Un petit jeu sur l’avenir, quelles en seront les révélations ?

Eddy de Pretto dans la veine d’un Loic Lantoine ou d’un Pierre Lapointe, Gauvain Sers, Nord ou encore 1000 Chevaux Vapeur, des Stéphanois…

Programmer Trust et Ludwig Von 88, un rêve ?

Moi, mes rêves ce sont les victoires des Verts et une cave à vin bien remplie ! Mais c’est vrai que ça va être une super soirée, c’est le retour de deux groupes mythiques et les associer m’est très vite apparu comme une évidence. Et mettre Giedré en ouverture est un beau pari, on aura ce soir-là de l’humour et du gros son.

Quelles nouveautés sur l’édition 2017 ?

Le changement majeur de cette année est la nouvelle identité visuelle du festival. Nous avons décidé, après 15 ans de Chats Pelés, de passer à autre chose. Je ne peux pas vraiment expliquer pourquoi mais c’est quelque chose que j’ai senti nécessaire, un besoin de faire évoluer l’image du festival, peut être une manière aussi d’ouvrir un nouveau chapitre. En ce qui concerne le volet artistique, nous avons une montée en puissance à la fois d’artistes émergents et de soirées populaires.

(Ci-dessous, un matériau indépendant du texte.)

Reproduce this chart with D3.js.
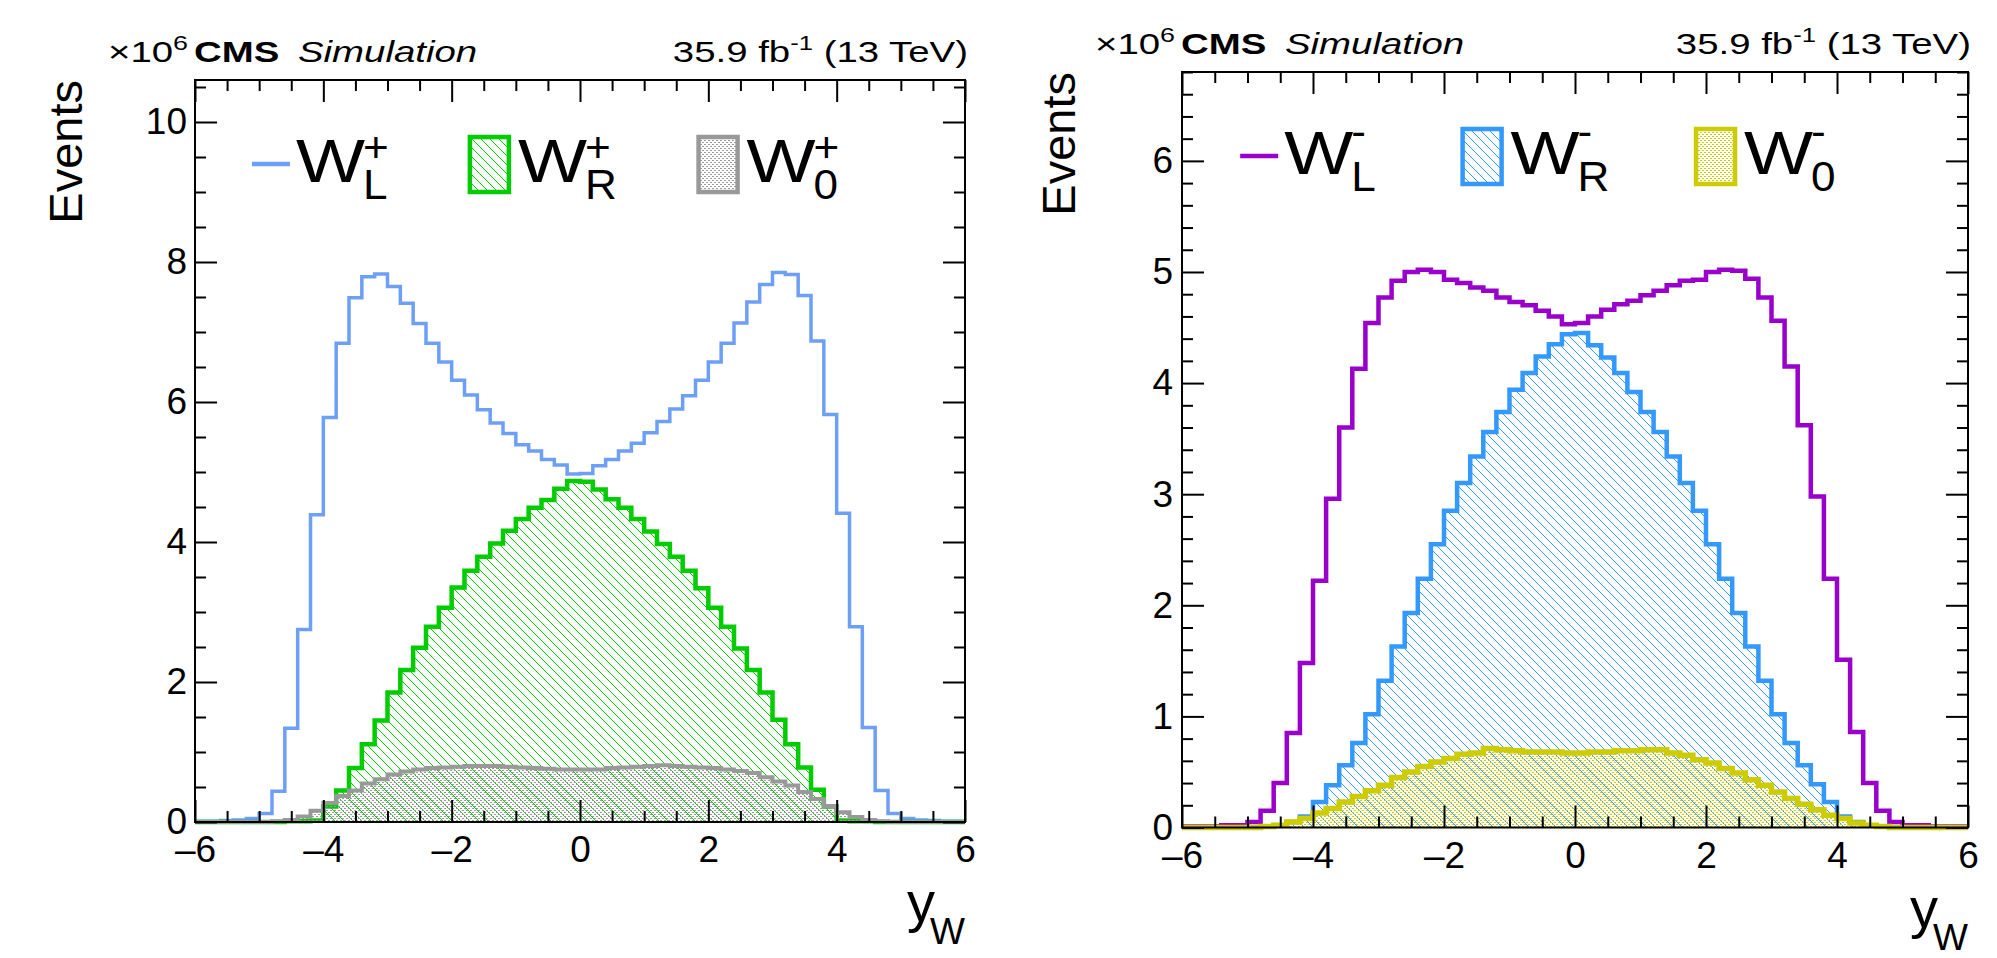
<!DOCTYPE html>
<html>
<head>
<meta charset="utf-8">
<title>W helicity templates vs y_W</title>
<script src="https://cdn.jsdelivr.net/npm/d3@7"></script>
<style>
  body { margin: 0; background: #fff; }
  svg { display: block; font-family: 'Liberation Sans', Arial, Helvetica, sans-serif; }
  .frame { fill: none; stroke: #000; stroke-width: 2; }
  .tick line { stroke: #000; stroke-width: 2; }
  .tick text { font-size: 37px; fill: #000; }
  .hist { fill: none; stroke-linejoin: miter; }
</style>
</head>
<body>
<svg id="chart" width="1997" height="958"></svg>
<script>
// y_W binning: 60 bins of width 0.2 between -6 and 6
var binEdges = d3.range(61).map(function(i) { return -6 + i * 0.2; });

// events per bin, x10^6 (W+)
var wLplus = [0.01, 0.01, 0.02, 0.03, 0.05, 0.12, 0.44, 1.34, 2.75, 4.39,
              5.78, 6.84, 7.49, 7.79, 7.83, 7.65, 7.41, 7.12, 6.84, 6.57,
              6.31, 6.10, 5.89, 5.70, 5.55, 5.39, 5.30, 5.18, 5.10, 4.97,
              4.98, 5.09, 5.18, 5.30, 5.41, 5.56, 5.72, 5.90, 6.09, 6.31,
              6.57, 6.84, 7.13, 7.43, 7.68, 7.85, 7.82, 7.52, 6.87, 5.82,
              4.41, 2.79, 1.35, 0.45, 0.12, 0.05, 0.03, 0.02, 0.01, 0.01];
var wRplus = [0, 0, 0, 0, 0, 0, 0, 0.01, 0.01, 0.02,
              0.22, 0.45, 0.77, 1.11, 1.45, 1.85, 2.17, 2.49, 2.79, 3.06,
              3.35, 3.59, 3.79, 3.98, 4.16, 4.33, 4.49, 4.60, 4.76, 4.87,
              4.86, 4.75, 4.61, 4.49, 4.33, 4.15, 3.97, 3.79, 3.59, 3.34,
              3.06, 2.79, 2.48, 2.17, 1.85, 1.46, 1.11, 0.78, 0.46, 0.22,
              0.02, 0.01, 0.01, 0, 0, 0, 0, 0, 0, 0];
var w0plus = [0, 0, 0, 0, 0, 0, 0.01, 0.03, 0.08, 0.16,
              0.27, 0.37, 0.45, 0.55, 0.61, 0.68, 0.72, 0.75, 0.77, 0.78,
              0.79, 0.80, 0.80, 0.80, 0.79, 0.78, 0.77, 0.76, 0.75, 0.75,
              0.75, 0.75, 0.77, 0.78, 0.79, 0.80, 0.81, 0.80, 0.79, 0.78,
              0.77, 0.75, 0.73, 0.70, 0.64, 0.58, 0.52, 0.43, 0.33, 0.23,
              0.14, 0.07, 0.03, 0.01, 0, 0, 0, 0, 0, 0];

// events per bin, x10^6 (W-)
var wLminus = [0.01, 0.01, 0.01, 0.02, 0.02, 0.05, 0.15, 0.40, 0.85, 1.48,
               2.22, 2.96, 3.60, 4.13, 4.54, 4.77, 4.92, 5.00, 5.02, 5.00,
               4.93, 4.90, 4.86, 4.83, 4.77, 4.73, 4.70, 4.65, 4.60, 4.53,
               4.54, 4.60, 4.66, 4.71, 4.74, 4.79, 4.83, 4.88, 4.92, 4.93,
               5.00, 5.02, 5.01, 4.94, 4.77, 4.56, 4.15, 3.62, 2.98, 2.24,
               1.51, 0.86, 0.40, 0.15, 0.05, 0.02, 0.02, 0.01, 0.01, 0.01];
var wRminus = [0, 0, 0, 0, 0, 0, 0.01, 0.02, 0.05, 0.10,
               0.23, 0.38, 0.56, 0.76, 1.02, 1.32, 1.63, 1.93, 2.24, 2.55,
               2.85, 3.10, 3.34, 3.56, 3.74, 3.94, 4.09, 4.24, 4.35, 4.44,
               4.45, 4.34, 4.23, 4.09, 3.92, 3.74, 3.56, 3.34, 3.10, 2.85,
               2.55, 2.24, 1.93, 1.63, 1.32, 1.02, 0.76, 0.56, 0.39, 0.23,
               0.10, 0.05, 0.02, 0.01, 0, 0, 0, 0, 0, 0];
var w0minus = [0, 0, 0, 0, 0, 0, 0.01, 0.02, 0.05, 0.08,
               0.13, 0.17, 0.23, 0.28, 0.33, 0.38, 0.45, 0.50, 0.55, 0.59,
               0.62, 0.66, 0.67, 0.71, 0.70, 0.69, 0.68, 0.68, 0.68, 0.67,
               0.67, 0.68, 0.68, 0.69, 0.69, 0.70, 0.70, 0.67, 0.65, 0.61,
               0.58, 0.53, 0.49, 0.43, 0.38, 0.32, 0.26, 0.21, 0.16, 0.11,
               0.08, 0.04, 0.02, 0.01, 0, 0, 0, 0, 0, 0];

var xTicks = [-6, -4, -2, 0, 2, 4, 6];

var panels = [
  {
    box: { left: 195, right: 965, top: 80, bottom: 822 },
    yMax: 10.6, yMajor: 2, yMinor: 0.5,
    titleY: 62, eventsX: 82,
    sign: '+', signRaise: 20,
    series: [
      { values: wLplus, sub: 'L', color: '#6e9ff7', width: 3.5, fill: null },
      { values: wRplus, sub: 'R', color: '#00cc00', width: 4.5, fill: 'hatch' },
      { values: w0plus, sub: '0', color: '#999999', width: 4, fill: 'dots' }
    ]
  },
  {
    box: { left: 1182, right: 1968, top: 72, bottom: 827.5 },
    yMax: 6.8, yMajor: 1, yMinor: 0.2,
    titleY: 54, eventsX: 1075,
    sign: '-', signRaise: 28,
    series: [
      { values: wLminus, sub: 'L', color: '#9900cc', width: 4.5, fill: null },
      { values: wRminus, sub: 'R', color: '#3399ff', width: 4.5, fill: 'hatch' },
      { values: w0minus, sub: '0', color: '#cccc00', width: 5.5, fill: 'dots' }
    ]
  }
];

var svg = d3.select('#chart');
var defs = svg.append('defs');

function makePatterns(id, color) {
  var h = defs.append('pattern')
    .attr('id', 'hatch-' + id)
    .attr('patternUnits', 'userSpaceOnUse')
    .attr('width', 9).attr('height', 9);
  h.append('path')
    .attr('d', 'M0,0 L9,9 M-1,8 L1,10 M8,-1 L10,1')
    .attr('stroke', color).attr('stroke-width', 1);

  var d = defs.append('pattern')
    .attr('id', 'dots-' + id)
    .attr('patternUnits', 'userSpaceOnUse')
    .attr('width', 4).attr('height', 4);
  d.append('rect').attr('x', 0).attr('y', 0).attr('width', 2).attr('height', 1).attr('fill', color);
  d.append('rect').attr('x', 2).attr('y', 2).attr('width', 2).attr('height', 1).attr('fill', color);
}

// text helper: horizontal stretch to match the original's wide glyphs
function label(g, x, y, size, sx) {
  return g.append('text')
    .attr('transform', 'translate(' + x + ',' + y + ') scale(' + sx + ',1)')
    .style('font-size', size + 'px');
}

function stepPoints(values) {
  var pts = [];
  values.forEach(function(v, i) {
    pts.push([binEdges[i], v]);
    pts.push([binEdges[i + 1], v]);
  });
  return pts;
}

panels.forEach(function(p, pi) {
  var b = p.box;
  var w = b.right - b.left;
  var g = svg.append('g');

  var x = d3.scaleLinear().domain([-6, 6]).range([b.left, b.right]);
  var y = d3.scaleLinear().domain([0, p.yMax]).range([b.bottom, b.top]);

  p.series.forEach(function(s, si) {
    makePatterns(pi + '-' + si, s.color);
  });

  var line = d3.line().x(function(d) { return x(d[0]); }).y(function(d) { return y(d[1]); });
  var area = d3.area().x(function(d) { return x(d[0]); }).y0(y(0)).y1(function(d) { return y(d[1]); });

  // histograms, drawn in legend order
  p.series.forEach(function(s, si) {
    var pts = stepPoints(s.values);
    if (s.fill) {
      g.append('path')
        .attr('d', area(pts))
        .attr('fill', 'url(#' + s.fill + '-' + pi + '-' + si + ')');
    }
    g.append('path')
      .attr('class', 'hist')
      .attr('d', line(pts))
      .attr('stroke', s.color)
      .attr('stroke-width', s.width);
  });

  // ticks on all four sides, pointing inwards
  var yMajors = d3.range(0, p.yMax + 1e-9, p.yMajor);
  var yMinors = d3.range(0, p.yMax + 1e-9, p.yMinor).filter(function(v) {
    return Math.abs(v / p.yMajor - Math.round(v / p.yMajor)) > 1e-6;
  });
  var xMinors = d3.range(-6, 6.0001, 0.5).filter(function(v) { return v % 2 !== 0; });

  function ticks(axis, tx, ty, vals, len, fmt) {
    var a = g.append('g')
      .attr('transform', 'translate(' + tx + ',' + ty + ')')
      .call(axis.tickValues(vals).tickSizeInner(-len).tickSizeOuter(0).tickFormat(fmt || ''));
    a.select('.domain').remove();
    return a;
  }

  ticks(d3.axisLeft(y).tickPadding(8 + pi), b.left, 0, yMajors, 22, d3.format('d'));
  ticks(d3.axisLeft(y), b.left, 0, yMinors, 11);
  ticks(d3.axisRight(y), b.right, 0, yMajors, 22);
  ticks(d3.axisRight(y), b.right, 0, yMinors, 11);

  ticks(d3.axisBottom(x).tickPadding(14), 0, b.bottom, xTicks, 22, function(v) {
    return v < 0 ? '\u2013' + Math.abs(v) : String(v);
  });
  ticks(d3.axisBottom(x), 0, b.bottom, xMinors, 11);
  ticks(d3.axisTop(x), 0, b.top, xTicks, 22);
  ticks(d3.axisTop(x), 0, b.top, xMinors, 11);

  g.append('rect').attr('class', 'frame')
    .attr('x', b.left).attr('y', b.top)
    .attr('width', w).attr('height', b.bottom - b.top);

  // axis titles
  g.append('text')
    .attr('transform', 'translate(' + p.eventsX + ',' + b.top + ') rotate(-90)')
    .attr('text-anchor', 'end')
    .style('font-size', '47px')
    .text('Events');
  label(g, b.right - 58, b.bottom + 99, 56, 1).text('y');
  label(g, b.right - 35, b.bottom + 122, 37, 1).text('W');

  // header
  var hx = label(g, b.left - 87, p.titleY, 30, 1.28);
  hx.append('tspan').text('\u00d710');
  hx.append('tspan').attr('dy', -12).style('font-size', '21px').text('6');
  label(g, b.left - 1, p.titleY, 30, 1.28).style('font-weight', 'bold').text('CMS');
  label(g, b.left + 103, p.titleY, 30, 1.28).style('font-style', 'italic').text('Simulation');
  var lumi = label(g, b.right + 3, p.titleY, 30, 1.28).attr('text-anchor', 'end');
  lumi.append('tspan').text('35.9 fb');
  lumi.append('tspan').attr('dy', -12).style('font-size', '20px').text('-1');
  lumi.append('tspan').attr('dy', 12).text(' (13 TeV)');

  // legend
  var legY = b.top + 57;
  var legX = [0.074, 0.357, 0.654];
  p.series.forEach(function(s, si) {
    var x0 = b.left + legX[si] * w;
    var tx;
    if (s.fill) {
      g.append('rect')
        .attr('x', x0).attr('y', legY)
        .attr('width', 39).attr('height', 55)
        .attr('fill', 'url(#' + s.fill + '-' + pi + '-' + si + ')')
        .attr('stroke', s.color).attr('stroke-width', 4.5);
      tx = x0 + 48;
    } else {
      g.append('line')
        .attr('x1', x0).attr('x2', x0 + 38)
        .attr('y1', legY + 27).attr('y2', legY + 27)
        .attr('stroke', s.color).attr('stroke-width', 4.5);
      tx = x0 + 44;
    }
    var base = legY + 45;
    label(g, tx, base, 62, 1.18).text('W');
    label(g, tx + 67, base + 17, 42, 1.05).text(s.sub);
    label(g, tx + 67, base - p.signRaise, 42, 1.05).text(p.sign);
  });
});
</script>
</body>
</html>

Le festival tourne autour des 20000 spectateurs en moyenne par édition. Est-ce un bon rythme de croisière ?

Oui, c’est un bon rythme mais nous aspirons à plus dans un futur très proche.

Vous vous êtes définitivement installés entre le Fil et le Palais des Spectacles. Une satisfaction ?

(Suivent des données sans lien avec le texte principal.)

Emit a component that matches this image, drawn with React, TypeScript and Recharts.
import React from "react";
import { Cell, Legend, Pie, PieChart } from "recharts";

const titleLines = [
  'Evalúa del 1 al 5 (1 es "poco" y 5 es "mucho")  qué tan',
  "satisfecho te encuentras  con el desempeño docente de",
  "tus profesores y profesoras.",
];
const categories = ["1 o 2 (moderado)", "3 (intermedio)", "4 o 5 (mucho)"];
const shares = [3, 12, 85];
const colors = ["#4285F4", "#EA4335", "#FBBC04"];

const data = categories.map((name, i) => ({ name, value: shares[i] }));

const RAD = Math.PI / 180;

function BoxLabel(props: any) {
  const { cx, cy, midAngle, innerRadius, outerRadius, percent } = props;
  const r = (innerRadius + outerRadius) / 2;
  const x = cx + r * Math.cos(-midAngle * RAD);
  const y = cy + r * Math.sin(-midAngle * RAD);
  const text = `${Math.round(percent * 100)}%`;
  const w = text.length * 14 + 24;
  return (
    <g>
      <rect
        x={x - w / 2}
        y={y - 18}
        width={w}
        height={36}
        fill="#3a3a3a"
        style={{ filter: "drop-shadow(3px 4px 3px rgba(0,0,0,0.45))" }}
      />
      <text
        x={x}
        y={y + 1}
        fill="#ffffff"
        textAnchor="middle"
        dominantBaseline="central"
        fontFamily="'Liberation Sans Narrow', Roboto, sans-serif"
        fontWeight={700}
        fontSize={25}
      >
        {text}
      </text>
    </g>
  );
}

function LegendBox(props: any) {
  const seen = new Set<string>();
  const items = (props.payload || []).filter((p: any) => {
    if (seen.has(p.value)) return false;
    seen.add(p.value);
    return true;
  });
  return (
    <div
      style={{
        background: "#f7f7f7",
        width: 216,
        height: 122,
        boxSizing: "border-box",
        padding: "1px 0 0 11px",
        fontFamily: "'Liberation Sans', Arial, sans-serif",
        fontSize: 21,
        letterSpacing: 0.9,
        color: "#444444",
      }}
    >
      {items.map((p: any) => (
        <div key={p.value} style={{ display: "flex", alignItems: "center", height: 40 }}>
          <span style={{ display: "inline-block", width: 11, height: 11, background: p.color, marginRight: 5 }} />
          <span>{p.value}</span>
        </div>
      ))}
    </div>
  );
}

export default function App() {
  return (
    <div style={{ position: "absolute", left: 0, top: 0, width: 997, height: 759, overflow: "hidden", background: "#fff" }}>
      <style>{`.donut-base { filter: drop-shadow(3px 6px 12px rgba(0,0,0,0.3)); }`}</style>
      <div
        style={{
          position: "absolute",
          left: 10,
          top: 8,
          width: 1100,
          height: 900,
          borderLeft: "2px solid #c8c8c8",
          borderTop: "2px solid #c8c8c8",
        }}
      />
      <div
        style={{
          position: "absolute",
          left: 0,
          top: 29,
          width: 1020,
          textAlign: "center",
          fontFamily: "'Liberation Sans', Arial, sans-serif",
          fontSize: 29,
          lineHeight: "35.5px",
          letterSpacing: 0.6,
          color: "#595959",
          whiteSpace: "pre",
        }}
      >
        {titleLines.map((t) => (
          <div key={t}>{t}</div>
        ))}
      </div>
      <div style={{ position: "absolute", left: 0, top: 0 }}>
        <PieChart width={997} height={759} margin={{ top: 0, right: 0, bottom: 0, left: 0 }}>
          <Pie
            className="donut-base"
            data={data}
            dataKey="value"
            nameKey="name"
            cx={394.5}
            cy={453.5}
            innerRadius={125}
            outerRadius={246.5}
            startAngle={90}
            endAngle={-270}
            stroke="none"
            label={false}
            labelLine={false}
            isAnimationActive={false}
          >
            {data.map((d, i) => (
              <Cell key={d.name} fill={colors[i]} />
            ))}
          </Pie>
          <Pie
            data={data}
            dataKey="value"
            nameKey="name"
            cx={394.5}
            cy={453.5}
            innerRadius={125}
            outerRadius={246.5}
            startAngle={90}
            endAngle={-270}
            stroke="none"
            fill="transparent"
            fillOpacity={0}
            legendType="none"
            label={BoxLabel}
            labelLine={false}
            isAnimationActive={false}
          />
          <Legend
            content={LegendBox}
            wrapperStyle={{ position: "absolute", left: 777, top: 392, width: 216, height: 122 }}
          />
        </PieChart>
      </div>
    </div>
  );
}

Et bien non, nous ne sommes pas définitivement installés là-bas puisque l’on sait depuis le début qu’on ne pourra bientôt plus compter sur le Palais des Spectacles. Mais nous travaillons sur un nouveau site qui nous permettra de mettre en œuvre ce nouveau modèle économique pour faire rayonner le festival et Saint-Étienne encore plus fort. Rendez-vous dans quelques mois…

En ces temps de crise, comment faire en sorte de proposer des tarifs toujours décents ?

Un travail inlassable auprès des producteurs pour avoir des cachets décents. Et l’envie d’être le moins cher possible en rapport avec la réalité budgétaire. On fait le choix d’être très attractif sur les artistes émergents, de penser à tous les publics avec un tarif solidaire à -50 % pour les demandeurs d’emploi, les Pass Palais qui propose 25 % de réduction sur les spectacles au Palais et les Pass Festival évidemment qui restent très attractifs. Sur les têtes d’affiche, nous faisons en sorte d’être le moins cher possible mais les cachets et les demandes techniques ont évolué depuis 20 ans.

Que faut-il vous souhaiter pour cette nouvelle année ?

Des victoires des Verts et une cave à vin bien remplie… Plus sérieusement que l’on parle du festival et de Saint-Étienne le plus possible et de manière la plus positive possible. On a tout pour être heureux ici, il faut simplement en prendre conscience.